- Set exercise -
Using the data below, return word for word every line from the one holding "Generate a web" down to the one holding "const y = d3.scaleLinear().domain([0, 12]).range([504.3, 18.3]);". Leave pictures out.

- Input rows -
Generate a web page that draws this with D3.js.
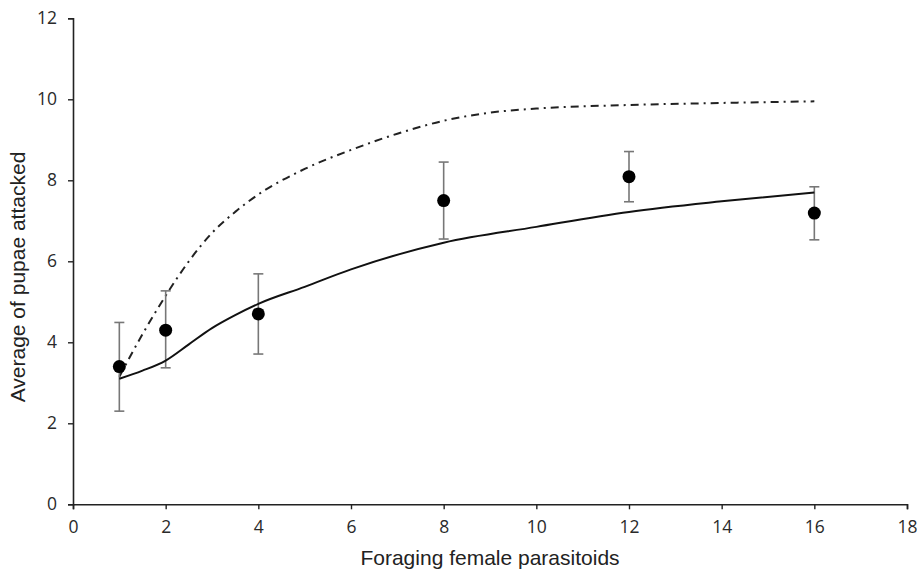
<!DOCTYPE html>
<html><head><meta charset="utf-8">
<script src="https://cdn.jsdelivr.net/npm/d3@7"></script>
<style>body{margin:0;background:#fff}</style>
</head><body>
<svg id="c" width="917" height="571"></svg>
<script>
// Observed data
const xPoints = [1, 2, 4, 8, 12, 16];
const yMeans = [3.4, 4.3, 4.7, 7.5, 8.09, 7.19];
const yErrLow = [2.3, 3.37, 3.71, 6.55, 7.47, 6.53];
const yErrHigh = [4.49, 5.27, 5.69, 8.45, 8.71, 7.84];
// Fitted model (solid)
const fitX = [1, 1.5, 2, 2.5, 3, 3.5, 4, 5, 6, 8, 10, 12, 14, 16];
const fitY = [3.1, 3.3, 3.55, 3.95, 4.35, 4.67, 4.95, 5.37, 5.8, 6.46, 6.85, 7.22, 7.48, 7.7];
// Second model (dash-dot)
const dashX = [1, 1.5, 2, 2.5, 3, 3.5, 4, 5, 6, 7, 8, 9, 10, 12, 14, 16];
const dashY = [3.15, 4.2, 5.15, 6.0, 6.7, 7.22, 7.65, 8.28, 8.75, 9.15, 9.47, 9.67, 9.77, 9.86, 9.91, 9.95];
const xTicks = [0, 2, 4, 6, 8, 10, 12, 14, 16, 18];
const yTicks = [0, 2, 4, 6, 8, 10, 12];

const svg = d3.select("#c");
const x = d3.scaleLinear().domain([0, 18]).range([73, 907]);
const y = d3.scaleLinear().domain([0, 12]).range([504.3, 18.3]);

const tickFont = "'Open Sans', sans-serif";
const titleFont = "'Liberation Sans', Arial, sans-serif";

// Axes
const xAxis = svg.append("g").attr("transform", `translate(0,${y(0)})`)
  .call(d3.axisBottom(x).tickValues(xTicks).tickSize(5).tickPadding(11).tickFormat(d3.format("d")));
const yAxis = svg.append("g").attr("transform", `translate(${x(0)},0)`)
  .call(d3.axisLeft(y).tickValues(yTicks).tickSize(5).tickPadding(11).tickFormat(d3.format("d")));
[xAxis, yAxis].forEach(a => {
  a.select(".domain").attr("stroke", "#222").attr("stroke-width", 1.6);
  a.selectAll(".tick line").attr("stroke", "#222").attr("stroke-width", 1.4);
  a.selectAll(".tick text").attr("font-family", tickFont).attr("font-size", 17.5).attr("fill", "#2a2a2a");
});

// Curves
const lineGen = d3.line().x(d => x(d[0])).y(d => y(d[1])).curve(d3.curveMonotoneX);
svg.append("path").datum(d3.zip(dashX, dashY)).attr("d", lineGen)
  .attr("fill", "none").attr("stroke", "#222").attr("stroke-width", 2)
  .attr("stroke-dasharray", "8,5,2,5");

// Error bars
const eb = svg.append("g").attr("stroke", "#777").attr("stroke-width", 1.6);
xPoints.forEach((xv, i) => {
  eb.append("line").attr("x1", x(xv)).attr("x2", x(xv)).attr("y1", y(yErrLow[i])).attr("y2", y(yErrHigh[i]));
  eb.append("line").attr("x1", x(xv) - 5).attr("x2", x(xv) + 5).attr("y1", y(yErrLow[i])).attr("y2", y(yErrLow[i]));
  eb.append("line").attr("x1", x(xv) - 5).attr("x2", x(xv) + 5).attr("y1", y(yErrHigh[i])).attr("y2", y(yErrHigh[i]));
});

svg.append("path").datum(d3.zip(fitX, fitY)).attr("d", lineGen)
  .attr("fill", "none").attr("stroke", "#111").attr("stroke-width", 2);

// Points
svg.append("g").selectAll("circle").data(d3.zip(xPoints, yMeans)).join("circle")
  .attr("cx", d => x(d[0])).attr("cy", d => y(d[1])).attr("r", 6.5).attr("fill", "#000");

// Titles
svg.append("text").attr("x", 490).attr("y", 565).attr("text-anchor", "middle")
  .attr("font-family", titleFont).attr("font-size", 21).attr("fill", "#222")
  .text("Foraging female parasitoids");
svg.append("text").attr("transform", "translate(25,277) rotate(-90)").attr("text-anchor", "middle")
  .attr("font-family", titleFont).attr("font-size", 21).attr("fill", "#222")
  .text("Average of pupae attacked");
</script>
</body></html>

---

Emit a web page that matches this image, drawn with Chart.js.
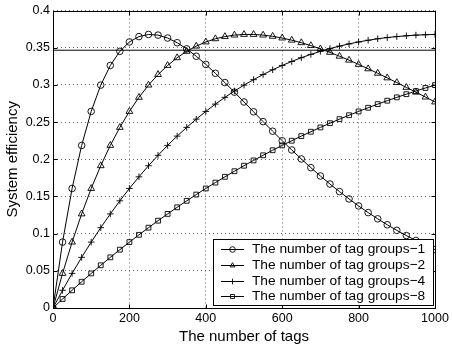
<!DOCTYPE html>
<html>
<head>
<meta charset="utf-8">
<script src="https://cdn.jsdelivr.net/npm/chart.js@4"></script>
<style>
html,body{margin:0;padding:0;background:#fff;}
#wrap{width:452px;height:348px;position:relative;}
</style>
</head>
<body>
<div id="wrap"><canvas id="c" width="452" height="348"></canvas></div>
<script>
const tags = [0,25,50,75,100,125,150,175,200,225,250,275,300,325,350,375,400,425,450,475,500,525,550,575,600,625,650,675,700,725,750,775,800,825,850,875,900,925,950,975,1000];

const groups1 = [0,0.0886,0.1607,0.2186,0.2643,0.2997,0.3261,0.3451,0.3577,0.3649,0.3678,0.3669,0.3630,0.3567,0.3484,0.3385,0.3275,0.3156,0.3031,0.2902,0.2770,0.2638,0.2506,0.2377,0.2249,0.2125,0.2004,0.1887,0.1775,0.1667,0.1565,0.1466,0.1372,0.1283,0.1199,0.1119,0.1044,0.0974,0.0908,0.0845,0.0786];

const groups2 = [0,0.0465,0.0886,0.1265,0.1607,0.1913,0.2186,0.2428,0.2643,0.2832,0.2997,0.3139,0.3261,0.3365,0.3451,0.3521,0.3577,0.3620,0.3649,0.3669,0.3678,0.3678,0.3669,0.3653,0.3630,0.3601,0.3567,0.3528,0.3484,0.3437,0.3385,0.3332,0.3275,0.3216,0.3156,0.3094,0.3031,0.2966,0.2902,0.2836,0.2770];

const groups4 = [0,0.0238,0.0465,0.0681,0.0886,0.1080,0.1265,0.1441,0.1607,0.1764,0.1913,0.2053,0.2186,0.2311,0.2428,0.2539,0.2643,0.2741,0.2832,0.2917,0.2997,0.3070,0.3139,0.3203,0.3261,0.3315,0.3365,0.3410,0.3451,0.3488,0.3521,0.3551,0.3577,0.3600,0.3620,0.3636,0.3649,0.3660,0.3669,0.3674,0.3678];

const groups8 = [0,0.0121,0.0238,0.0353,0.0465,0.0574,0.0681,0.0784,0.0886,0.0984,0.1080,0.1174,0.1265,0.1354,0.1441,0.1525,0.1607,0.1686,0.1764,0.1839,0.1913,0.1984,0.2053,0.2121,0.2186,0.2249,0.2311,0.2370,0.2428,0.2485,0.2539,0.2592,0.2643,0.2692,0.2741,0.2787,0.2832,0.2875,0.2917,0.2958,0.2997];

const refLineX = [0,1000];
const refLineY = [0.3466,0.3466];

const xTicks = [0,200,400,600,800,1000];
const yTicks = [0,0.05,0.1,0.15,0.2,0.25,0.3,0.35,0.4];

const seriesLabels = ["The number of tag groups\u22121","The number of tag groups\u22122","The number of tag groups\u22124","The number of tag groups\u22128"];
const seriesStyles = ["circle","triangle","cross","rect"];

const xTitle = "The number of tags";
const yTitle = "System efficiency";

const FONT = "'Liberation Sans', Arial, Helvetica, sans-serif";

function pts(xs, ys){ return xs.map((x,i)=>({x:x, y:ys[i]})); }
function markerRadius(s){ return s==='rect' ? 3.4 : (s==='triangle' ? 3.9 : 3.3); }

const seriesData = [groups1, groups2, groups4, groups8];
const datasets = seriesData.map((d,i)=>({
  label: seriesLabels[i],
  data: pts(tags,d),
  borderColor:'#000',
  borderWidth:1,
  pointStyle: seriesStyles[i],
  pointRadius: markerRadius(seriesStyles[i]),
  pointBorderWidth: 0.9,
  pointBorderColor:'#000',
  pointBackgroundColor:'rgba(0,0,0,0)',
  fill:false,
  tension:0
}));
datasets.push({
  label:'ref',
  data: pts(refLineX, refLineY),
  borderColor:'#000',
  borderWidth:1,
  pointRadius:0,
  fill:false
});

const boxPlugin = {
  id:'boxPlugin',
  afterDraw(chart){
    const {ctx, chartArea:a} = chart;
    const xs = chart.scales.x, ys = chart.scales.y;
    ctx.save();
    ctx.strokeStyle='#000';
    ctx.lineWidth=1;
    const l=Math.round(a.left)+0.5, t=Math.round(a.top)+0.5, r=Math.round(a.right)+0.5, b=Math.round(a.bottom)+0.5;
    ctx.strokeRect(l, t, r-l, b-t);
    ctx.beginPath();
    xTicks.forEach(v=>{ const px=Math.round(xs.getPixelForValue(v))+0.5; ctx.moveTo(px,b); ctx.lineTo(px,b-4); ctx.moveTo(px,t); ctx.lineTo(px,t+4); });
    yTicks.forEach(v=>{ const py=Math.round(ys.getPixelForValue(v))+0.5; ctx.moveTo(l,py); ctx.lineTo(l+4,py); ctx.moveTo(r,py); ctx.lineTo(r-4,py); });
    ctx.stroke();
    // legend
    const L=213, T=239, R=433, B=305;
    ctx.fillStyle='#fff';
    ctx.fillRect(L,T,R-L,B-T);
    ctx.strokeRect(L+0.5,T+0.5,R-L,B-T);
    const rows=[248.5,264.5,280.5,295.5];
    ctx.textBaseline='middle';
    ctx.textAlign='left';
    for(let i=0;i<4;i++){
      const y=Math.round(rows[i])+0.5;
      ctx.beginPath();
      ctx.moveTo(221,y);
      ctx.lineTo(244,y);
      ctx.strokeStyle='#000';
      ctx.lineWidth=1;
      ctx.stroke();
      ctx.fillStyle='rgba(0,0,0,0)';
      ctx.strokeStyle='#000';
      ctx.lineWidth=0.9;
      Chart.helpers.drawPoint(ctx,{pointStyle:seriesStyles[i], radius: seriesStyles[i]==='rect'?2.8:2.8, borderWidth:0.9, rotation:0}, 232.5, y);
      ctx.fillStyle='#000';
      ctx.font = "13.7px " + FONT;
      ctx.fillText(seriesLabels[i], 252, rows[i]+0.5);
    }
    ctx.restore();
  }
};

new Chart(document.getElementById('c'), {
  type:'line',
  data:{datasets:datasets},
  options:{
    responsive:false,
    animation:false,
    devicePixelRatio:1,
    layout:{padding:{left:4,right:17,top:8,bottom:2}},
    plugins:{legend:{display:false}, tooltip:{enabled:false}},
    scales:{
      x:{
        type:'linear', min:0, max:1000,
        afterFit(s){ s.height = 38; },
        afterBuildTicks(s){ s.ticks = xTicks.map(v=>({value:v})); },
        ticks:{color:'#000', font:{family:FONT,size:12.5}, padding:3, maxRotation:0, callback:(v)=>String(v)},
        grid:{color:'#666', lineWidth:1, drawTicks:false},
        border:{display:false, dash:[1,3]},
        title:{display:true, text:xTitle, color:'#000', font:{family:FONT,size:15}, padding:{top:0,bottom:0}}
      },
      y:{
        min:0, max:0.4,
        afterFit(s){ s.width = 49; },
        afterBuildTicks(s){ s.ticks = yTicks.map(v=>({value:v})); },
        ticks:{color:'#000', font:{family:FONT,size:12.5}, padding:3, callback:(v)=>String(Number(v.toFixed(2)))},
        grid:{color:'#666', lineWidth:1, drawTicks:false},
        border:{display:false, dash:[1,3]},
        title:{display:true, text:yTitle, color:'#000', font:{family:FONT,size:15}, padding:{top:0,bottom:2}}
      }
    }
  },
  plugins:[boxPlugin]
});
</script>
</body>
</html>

* * *

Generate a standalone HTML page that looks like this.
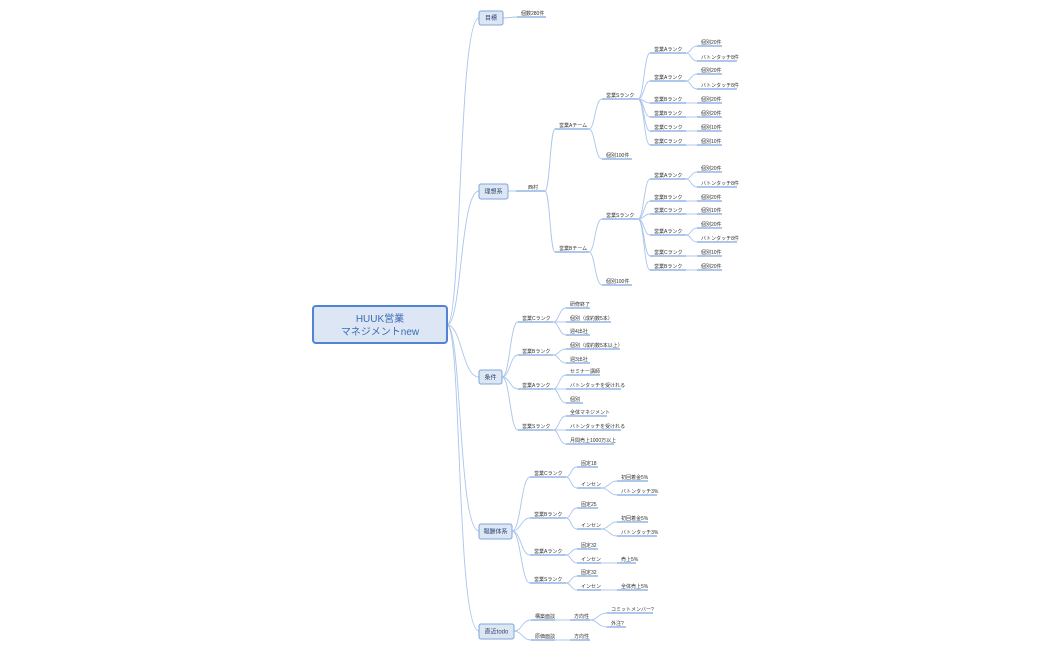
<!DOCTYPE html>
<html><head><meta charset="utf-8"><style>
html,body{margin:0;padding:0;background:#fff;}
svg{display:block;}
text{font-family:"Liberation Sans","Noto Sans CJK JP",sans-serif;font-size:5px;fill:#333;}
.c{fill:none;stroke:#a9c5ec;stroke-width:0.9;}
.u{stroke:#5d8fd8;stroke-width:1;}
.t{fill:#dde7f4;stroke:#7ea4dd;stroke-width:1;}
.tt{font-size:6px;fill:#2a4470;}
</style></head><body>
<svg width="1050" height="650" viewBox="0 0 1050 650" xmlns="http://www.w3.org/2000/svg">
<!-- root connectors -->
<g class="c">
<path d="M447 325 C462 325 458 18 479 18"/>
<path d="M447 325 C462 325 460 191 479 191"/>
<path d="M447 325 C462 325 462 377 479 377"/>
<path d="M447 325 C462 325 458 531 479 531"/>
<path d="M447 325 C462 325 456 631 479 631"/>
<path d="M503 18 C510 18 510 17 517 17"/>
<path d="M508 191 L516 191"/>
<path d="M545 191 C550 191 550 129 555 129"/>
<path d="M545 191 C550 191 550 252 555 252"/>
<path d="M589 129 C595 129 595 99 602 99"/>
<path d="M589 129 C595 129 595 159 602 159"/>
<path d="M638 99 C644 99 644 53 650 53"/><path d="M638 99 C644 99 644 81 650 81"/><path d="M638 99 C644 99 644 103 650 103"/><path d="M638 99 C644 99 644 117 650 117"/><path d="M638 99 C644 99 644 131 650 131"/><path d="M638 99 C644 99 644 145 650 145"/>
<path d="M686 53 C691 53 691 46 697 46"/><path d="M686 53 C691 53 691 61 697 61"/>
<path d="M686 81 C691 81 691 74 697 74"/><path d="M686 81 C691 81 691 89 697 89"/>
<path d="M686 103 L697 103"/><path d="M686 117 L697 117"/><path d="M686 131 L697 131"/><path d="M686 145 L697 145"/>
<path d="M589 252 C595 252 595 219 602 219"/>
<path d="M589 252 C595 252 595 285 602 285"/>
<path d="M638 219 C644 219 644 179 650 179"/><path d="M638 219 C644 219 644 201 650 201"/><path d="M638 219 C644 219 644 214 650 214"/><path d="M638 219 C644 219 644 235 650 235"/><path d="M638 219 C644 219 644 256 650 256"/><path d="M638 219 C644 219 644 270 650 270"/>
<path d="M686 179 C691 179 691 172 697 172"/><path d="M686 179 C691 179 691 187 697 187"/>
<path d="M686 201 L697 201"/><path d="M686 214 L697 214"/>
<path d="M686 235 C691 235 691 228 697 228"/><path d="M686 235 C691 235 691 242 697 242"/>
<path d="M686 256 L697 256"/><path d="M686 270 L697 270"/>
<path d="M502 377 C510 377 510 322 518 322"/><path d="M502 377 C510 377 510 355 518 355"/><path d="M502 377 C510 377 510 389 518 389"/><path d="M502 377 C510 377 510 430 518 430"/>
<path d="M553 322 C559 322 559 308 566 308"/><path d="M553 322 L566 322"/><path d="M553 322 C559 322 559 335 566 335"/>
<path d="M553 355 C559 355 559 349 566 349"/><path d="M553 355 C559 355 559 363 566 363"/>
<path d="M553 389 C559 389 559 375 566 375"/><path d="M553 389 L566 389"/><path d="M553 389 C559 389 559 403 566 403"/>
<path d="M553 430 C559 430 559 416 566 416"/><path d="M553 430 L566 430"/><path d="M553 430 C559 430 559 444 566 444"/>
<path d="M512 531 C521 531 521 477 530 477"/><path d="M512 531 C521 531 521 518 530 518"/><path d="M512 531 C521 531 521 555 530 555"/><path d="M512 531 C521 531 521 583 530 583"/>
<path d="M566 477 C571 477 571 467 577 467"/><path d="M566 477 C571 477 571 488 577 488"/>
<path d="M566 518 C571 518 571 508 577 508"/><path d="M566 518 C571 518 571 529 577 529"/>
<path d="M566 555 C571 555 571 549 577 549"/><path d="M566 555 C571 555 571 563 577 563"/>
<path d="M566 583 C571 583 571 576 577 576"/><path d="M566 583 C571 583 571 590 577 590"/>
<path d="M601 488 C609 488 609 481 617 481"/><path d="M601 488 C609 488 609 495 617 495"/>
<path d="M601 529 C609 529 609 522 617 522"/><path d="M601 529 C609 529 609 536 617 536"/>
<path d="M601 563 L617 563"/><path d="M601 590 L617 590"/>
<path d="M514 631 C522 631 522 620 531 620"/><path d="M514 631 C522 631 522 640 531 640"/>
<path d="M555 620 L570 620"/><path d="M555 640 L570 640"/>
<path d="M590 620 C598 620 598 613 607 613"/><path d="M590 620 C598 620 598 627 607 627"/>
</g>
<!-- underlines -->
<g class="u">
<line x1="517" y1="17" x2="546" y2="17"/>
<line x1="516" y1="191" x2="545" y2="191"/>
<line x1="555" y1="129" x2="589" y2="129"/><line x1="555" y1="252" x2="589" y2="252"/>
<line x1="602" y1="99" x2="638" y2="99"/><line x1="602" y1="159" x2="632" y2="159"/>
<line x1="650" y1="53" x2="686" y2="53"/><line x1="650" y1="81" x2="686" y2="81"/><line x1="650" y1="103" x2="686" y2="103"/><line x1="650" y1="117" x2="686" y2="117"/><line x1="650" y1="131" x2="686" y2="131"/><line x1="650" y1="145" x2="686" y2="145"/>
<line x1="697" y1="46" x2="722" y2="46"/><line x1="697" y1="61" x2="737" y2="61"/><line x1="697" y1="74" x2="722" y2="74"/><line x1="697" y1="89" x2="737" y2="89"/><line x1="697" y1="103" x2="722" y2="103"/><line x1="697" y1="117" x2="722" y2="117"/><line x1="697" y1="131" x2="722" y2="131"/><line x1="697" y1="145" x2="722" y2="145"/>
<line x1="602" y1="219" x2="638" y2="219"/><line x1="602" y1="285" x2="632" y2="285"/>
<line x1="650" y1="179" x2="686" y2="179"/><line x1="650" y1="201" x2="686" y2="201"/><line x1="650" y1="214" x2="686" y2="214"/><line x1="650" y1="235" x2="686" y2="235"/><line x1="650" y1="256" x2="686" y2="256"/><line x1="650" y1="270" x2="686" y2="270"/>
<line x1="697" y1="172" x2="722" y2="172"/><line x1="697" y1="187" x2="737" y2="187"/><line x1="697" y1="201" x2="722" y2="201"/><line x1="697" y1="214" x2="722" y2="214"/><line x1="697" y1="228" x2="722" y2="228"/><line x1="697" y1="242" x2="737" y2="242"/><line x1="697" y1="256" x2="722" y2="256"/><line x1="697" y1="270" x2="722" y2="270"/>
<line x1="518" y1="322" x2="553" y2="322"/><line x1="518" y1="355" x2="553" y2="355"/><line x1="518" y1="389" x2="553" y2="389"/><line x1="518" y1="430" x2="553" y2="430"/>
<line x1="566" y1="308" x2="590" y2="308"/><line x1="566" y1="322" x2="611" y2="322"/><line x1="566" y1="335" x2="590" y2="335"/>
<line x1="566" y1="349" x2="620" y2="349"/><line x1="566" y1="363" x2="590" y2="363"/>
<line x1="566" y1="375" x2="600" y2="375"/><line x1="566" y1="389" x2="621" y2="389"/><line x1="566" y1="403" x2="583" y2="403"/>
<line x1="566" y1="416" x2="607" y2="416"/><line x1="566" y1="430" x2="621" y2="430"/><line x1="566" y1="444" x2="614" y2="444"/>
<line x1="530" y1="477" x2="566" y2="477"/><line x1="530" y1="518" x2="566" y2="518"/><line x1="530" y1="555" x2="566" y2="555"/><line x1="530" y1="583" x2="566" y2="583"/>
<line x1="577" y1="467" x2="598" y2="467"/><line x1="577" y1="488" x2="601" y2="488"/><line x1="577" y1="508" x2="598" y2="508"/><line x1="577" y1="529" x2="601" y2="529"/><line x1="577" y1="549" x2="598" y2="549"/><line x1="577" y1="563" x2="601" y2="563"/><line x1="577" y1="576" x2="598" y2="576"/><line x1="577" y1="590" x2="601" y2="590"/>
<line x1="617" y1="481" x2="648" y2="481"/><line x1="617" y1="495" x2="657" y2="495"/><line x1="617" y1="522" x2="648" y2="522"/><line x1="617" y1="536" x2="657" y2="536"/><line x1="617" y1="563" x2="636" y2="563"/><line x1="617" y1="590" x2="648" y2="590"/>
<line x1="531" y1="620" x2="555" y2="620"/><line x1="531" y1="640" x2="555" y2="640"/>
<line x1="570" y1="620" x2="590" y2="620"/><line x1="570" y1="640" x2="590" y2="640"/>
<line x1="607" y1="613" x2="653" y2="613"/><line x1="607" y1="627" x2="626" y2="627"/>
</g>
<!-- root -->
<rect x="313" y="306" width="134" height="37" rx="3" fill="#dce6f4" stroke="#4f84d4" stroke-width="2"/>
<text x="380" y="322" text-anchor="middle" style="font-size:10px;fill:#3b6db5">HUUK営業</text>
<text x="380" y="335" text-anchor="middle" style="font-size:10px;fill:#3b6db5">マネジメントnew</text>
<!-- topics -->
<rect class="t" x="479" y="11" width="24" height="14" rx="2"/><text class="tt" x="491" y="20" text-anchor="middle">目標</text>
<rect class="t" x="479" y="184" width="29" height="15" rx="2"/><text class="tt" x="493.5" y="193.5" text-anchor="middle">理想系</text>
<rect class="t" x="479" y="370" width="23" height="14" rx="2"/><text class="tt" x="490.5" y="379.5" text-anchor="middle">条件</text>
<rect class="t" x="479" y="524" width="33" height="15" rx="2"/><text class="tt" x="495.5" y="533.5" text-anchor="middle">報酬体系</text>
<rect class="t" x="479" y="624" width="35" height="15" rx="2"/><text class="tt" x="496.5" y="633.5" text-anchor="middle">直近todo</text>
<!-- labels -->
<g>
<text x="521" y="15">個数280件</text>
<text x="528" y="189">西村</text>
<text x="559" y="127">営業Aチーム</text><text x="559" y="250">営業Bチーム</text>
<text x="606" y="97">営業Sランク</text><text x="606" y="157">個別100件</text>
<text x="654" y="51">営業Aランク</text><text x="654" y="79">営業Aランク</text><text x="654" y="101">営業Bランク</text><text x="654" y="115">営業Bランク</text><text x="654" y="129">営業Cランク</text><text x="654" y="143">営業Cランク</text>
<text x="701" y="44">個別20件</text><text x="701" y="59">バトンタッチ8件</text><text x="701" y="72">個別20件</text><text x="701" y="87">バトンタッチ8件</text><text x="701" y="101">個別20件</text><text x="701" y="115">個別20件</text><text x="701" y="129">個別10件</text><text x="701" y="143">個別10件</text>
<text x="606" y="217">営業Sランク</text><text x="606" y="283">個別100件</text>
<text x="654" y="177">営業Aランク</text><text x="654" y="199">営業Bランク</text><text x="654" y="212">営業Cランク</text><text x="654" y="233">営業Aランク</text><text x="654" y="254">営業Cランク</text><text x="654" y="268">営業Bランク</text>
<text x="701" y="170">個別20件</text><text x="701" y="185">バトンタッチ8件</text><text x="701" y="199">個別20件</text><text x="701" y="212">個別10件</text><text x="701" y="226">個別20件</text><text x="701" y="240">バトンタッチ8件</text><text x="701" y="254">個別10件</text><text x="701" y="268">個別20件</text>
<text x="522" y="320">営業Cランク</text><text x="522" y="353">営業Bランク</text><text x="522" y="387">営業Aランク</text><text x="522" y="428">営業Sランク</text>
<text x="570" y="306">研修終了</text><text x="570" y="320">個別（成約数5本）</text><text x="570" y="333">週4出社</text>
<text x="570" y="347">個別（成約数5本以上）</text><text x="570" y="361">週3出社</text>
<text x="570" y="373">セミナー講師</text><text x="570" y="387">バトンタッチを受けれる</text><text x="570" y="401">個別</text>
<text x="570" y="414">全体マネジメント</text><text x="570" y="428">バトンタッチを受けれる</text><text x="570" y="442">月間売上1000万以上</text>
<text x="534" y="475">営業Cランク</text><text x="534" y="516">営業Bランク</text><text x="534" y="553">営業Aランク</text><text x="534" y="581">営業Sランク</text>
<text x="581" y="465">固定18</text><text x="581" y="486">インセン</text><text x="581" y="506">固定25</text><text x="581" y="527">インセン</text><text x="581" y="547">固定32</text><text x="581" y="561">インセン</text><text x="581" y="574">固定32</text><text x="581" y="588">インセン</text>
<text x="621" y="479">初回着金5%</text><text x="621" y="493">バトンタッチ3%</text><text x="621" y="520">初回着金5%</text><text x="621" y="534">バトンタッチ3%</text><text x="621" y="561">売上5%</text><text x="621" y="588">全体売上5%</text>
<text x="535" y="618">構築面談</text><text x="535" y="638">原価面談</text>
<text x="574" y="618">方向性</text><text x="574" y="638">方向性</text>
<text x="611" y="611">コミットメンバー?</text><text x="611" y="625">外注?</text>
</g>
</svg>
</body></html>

- Result of this task -
Generate a web page that draws this with D3.js.
<!DOCTYPE html>
<html><head><meta charset="utf-8">
<script src="https://cdn.jsdelivr.net/npm/d3@7"></script>
<style>body{margin:0;background:#fff}</style>
</head><body>
<svg id="c" width="917" height="571"></svg>
<script>
// Observed data
const xPoints = [1, 2, 4, 8, 12, 16];
const yMeans = [3.4, 4.3, 4.7, 7.5, 8.09, 7.19];
const yErrLow = [2.3, 3.37, 3.71, 6.55, 7.47, 6.53];
const yErrHigh = [4.49, 5.27, 5.69, 8.45, 8.71, 7.84];
// Fitted model (solid)
const fitX = [1, 1.5, 2, 2.5, 3, 3.5, 4, 5, 6, 8, 10, 12, 14, 16];
const fitY = [3.1, 3.3, 3.55, 3.95, 4.35, 4.67, 4.95, 5.37, 5.8, 6.46, 6.85, 7.22, 7.48, 7.7];
// Second model (dash-dot)
const dashX = [1, 1.5, 2, 2.5, 3, 3.5, 4, 5, 6, 7, 8, 9, 10, 12, 14, 16];
const dashY = [3.15, 4.2, 5.15, 6.0, 6.7, 7.22, 7.65, 8.28, 8.75, 9.15, 9.47, 9.67, 9.77, 9.86, 9.91, 9.95];
const xTicks = [0, 2, 4, 6, 8, 10, 12, 14, 16, 18];
const yTicks = [0, 2, 4, 6, 8, 10, 12];

const svg = d3.select("#c");
const x = d3.scaleLinear().domain([0, 18]).range([73, 907]);
const y = d3.scaleLinear().domain([0, 12]).range([504.3, 18.3]);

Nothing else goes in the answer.